The therapy hits the immune system in two different ways. Ipilimumab encourages T cells to be more vigilant in their search for abnormal cells such as cancer cells. Nivolumab unmasks the cancer so that those revved up immune cells have an easier time finding it.
By May 11, Miller had completed two of four planned infusions of the medicines.
Wanted and unwanted birthday gifts
Miller’s third infusion was scheduled to occur on Lisa’s birthday in mid-May. They arrived at Dana-Farber daring to wish for a birthday gift of good news. They got it.
“After six weeks, the scans showed that the cancer in the brain and everywhere else was shrinking,” Lisa recalls, reading from a journal that she’d kept throughout their journey.
But the lab results showed that Miller’s liver was inflamed. It was the first sign of the downside of this combination therapy.
“The immune system can get too revved up and start attacking normal tissues,” says Buchbinder. “The side effects can be severe and unpredictable, though we are getting better at managing them.”
The numbers were bad enough that they had to pause therapy.
Pausing therapy can be nerve-wracking for people with cancer, but Miller has nerves of steel. “They call you the patient because you have to be patient,” he says.
It helped that Buchbinder explained the science behind this type of immunotherapy. “She said it can still work even after you stop taking it because it has triggered the immune response and that keeps going,” recalls Lisa.
For Miller, it did keep going against the cancer, but it also attacked his digestive system. By the end of June, he had been admitted to Brigham and Women’s Hospital. Unable to eat, Miller stayed in the hospital for nearly three weeks.

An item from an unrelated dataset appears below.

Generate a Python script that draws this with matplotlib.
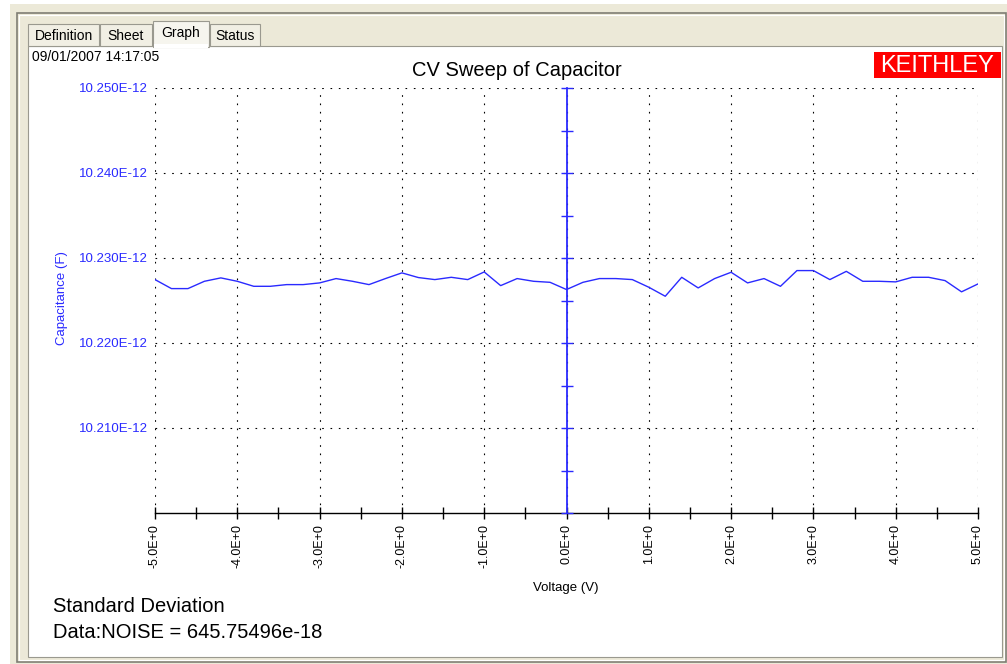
import matplotlib
matplotlib.use("Agg")
import matplotlib.pyplot as plt
from matplotlib.patches import Rectangle
from matplotlib.ticker import MultipleLocator, FuncFormatter

# sweep data (capacitance in pF)
voltage = [-5.0, -4.8, -4.6, -4.4, -4.2, -4.0, -3.8, -3.6, -3.4, -3.2,
           -3.0, -2.8, -2.6, -2.4, -2.2, -2.0, -1.8, -1.6, -1.4, -1.2,
           -1.0, -0.8, -0.6, -0.4, -0.2, 0.0, 0.2, 0.4, 0.6, 0.8,
           1.0, 1.2, 1.4, 1.6, 1.8, 2.0, 2.2, 2.4, 2.6, 2.8,
           3.0, 3.2, 3.4, 3.6, 3.8, 4.0, 4.2, 4.4, 4.6, 4.8, 5.0]
capacitance_pF = [10.22746, 10.22640, 10.22640, 10.22726, 10.22766, 10.22726, 10.22667, 10.22667, 10.22687, 10.22687,
                  10.22707, 10.22758, 10.22726, 10.22687, 10.22758, 10.22825, 10.22770, 10.22746, 10.22773, 10.22746,
                  10.22836, 10.22675, 10.22758, 10.22726, 10.22714, 10.22629, 10.22714, 10.22758, 10.22758, 10.22746,
                  10.22656, 10.22550, 10.22773, 10.22648, 10.22758, 10.22832, 10.22707, 10.22758, 10.22667, 10.22852,
                  10.22852, 10.22746, 10.22843, 10.22726, 10.22726, 10.22719, 10.22773, 10.22773, 10.22734, 10.22602, 10.22695]
ytick_vals = [10.21, 10.22, 10.23, 10.24, 10.25]
tabs = ["Definition", "Sheet", "Graph", "Status"]
title = "CV Sweep of Capacitor"
stamp = "09/01/2007 14:17:05"
stats = ["Standard Deviation", "Data:NOISE = 645.75496e-18"]

plt.rcParams["font.family"] = ["Liberation Sans", "DejaVu Sans"]

W, H = 1007, 664
BLUE = "#2a2aff"
fig = plt.figure(figsize=(W / 100, H / 100), dpi=100, facecolor="#ECE9D8")


def box(x0, y0, x1, y1, **kw):
    # rectangle in pixel coords measured from the top-left corner
    kw.setdefault("zorder", -5)
    fig.add_artist(Rectangle((x0 / W, 1 - y1 / H), (x1 - x0) / W, (y1 - y0) / H,
                             transform=fig.transFigure, **kw))


def ftext(x, y, s, **kw):
    fig.text(x / W, 1 - y / H, s, **kw)


# window chrome
box(0, 0, W, 4, fc="white", ec="none")
box(0, 0, 10, H, fc="white", ec="none")
box(17, 13, 1006, 662, fc="none", ec="#7f7d74", lw=1.2)
box(19, 15, 1004, 660, fc="none", ec="white", lw=0.8)
box(28, 46, 1002, 657, fc="white", ec="#9a998f", lw=0.8)
tab_edges = [(28, 99), (100, 152), (153, 209), (210, 260)]
for name, (x0, x1) in zip(tabs, tab_edges):
    sel = name == "Graph"
    top = 21 if sel else 24
    box(x0, top, x1, 47 if sel else 46, fc="#F6F5EE" if sel else "#F1EFE4",
        ec="#9a998f", lw=0.8, zorder=-4)
    ftext((x0 + x1) / 2, top + 12, name, ha="center", va="center", fontsize=10)
box(154, 44, 208, 48, fc="white", ec="none", zorder=-3)

ftext(32, 57, stamp, va="center", fontsize=10)
box(874, 52, 1001, 78, fc="#FF0000", ec="none", zorder=-2)
ftext(937, 65.5, "KEITHLEY", color="white", ha="center", va="center", fontsize=17)
ftext(517, 70, title, ha="center", va="center", fontsize=14.5)

ax = fig.add_axes([155 / W, 1 - 513 / H, (978 - 155) / W, (513 - 88) / H])
ax.set_facecolor("none")
ax.plot(voltage, capacitance_pF, color=BLUE, lw=1.0, zorder=3)
ax.set_xlim(-5, 5)
ax.set_ylim(10.200, 10.250)
for s in ["top", "right", "left"]:
    ax.spines[s].set_visible(False)
ax.spines["bottom"].set_color("black")
ax.spines["bottom"].set_linewidth(1)

ax.xaxis.set_major_locator(MultipleLocator(1))
ax.xaxis.set_minor_locator(MultipleLocator(0.5))
ax.xaxis.set_major_formatter(FuncFormatter(lambda v, p: f"{round(v, 1) + 0.0:.1f}E+0"))
ax.tick_params(axis="x", which="both", direction="inout", length=8, width=1, color="black")
ax.tick_params(axis="x", which="major", labelrotation=90, labelsize=9, pad=4)

ax.set_yticks(ytick_vals)
ax.yaxis.set_major_formatter(FuncFormatter(lambda v, p: f"{v:.3f}E-12"))
ax.tick_params(axis="y", length=0, labelsize=9.5, labelcolor=BLUE, pad=5)
ax.grid(True, which="major", color="black", ls=(0, (1.5, 6)), lw=0.8)

# the blue zero line with its own tick marks
ax2 = ax.twinx()
ax2.set_ylim(ax.get_ylim())
for s in ["top", "left", "bottom"]:
    ax2.spines[s].set_visible(False)
ax2.spines["right"].set_position(("data", 0))
ax2.spines["right"].set_color(BLUE)
ax2.spines["right"].set_linewidth(1.3)
ax2.yaxis.set_major_locator(MultipleLocator(0.005))
ax2.tick_params(axis="y", direction="inout", length=8, width=1, color=BLUE, labelright=False)

ftext(566, 588, "Voltage (V)", ha="center", va="center", fontsize=9.5)
ftext(62, 298, "Capacitance (F)", ha="center", va="center", rotation=90, fontsize=9.5, color=BLUE)
ftext(53, 607, stats[0], va="center", fontsize=14.5)
ftext(53, 632, stats[1], va="center", fontsize=14.5)

fig.savefig("out.png", dpi=100, facecolor=fig.get_facecolor())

He had turned 59 while admitted and had lost 33 pounds. When he left, says Lisa, “he looked like an 80-year-old.”
But he was alive, and his cancer was still, amazingly, vanishing.
Good fortune and promising future
By January of 2019, Miller was a few months into a 24-month course of nivolumab alone. This single agent therapy has fewer side effects but helps to continue to unmask remaining cancer cells so that Miller’s revved up immune system can find them.
He’d put weight back on and regained strength, so he and Lisa asked Buchbinder if it was okay for them to travel. They wanted to ski in Austria, a place they loved. Buchbinder, also a skier, got it. “She said yes,” says Miller, “It was more than the science, though. She knew it would be good for our souls.”
Today, Miller is cancer-free. He’s not taking any medication and he goes in for scans twice a year. “There’s no evidence of the cancer. There are no side effects. There’s no anything,” he says. “It worked.”
The treatment doesn’t work for everyone. In fact, fewer than one in five people experience a complete response like Miller did. And only 50% have a durable response, meaning they still have cancer, but it isn’t getting worse.
Today, however, there are hundreds of novel immunotherapies under investigation. Some are showing signs that they might make a difference for patients with melanoma who don’t respond to existing therapies.
“It’s such an exciting time,” says Buchbinder. “These new therapies are hitting the immune system in many ways and on different levels. There’s just so much going on that could make a difference for melanoma patients who need it.”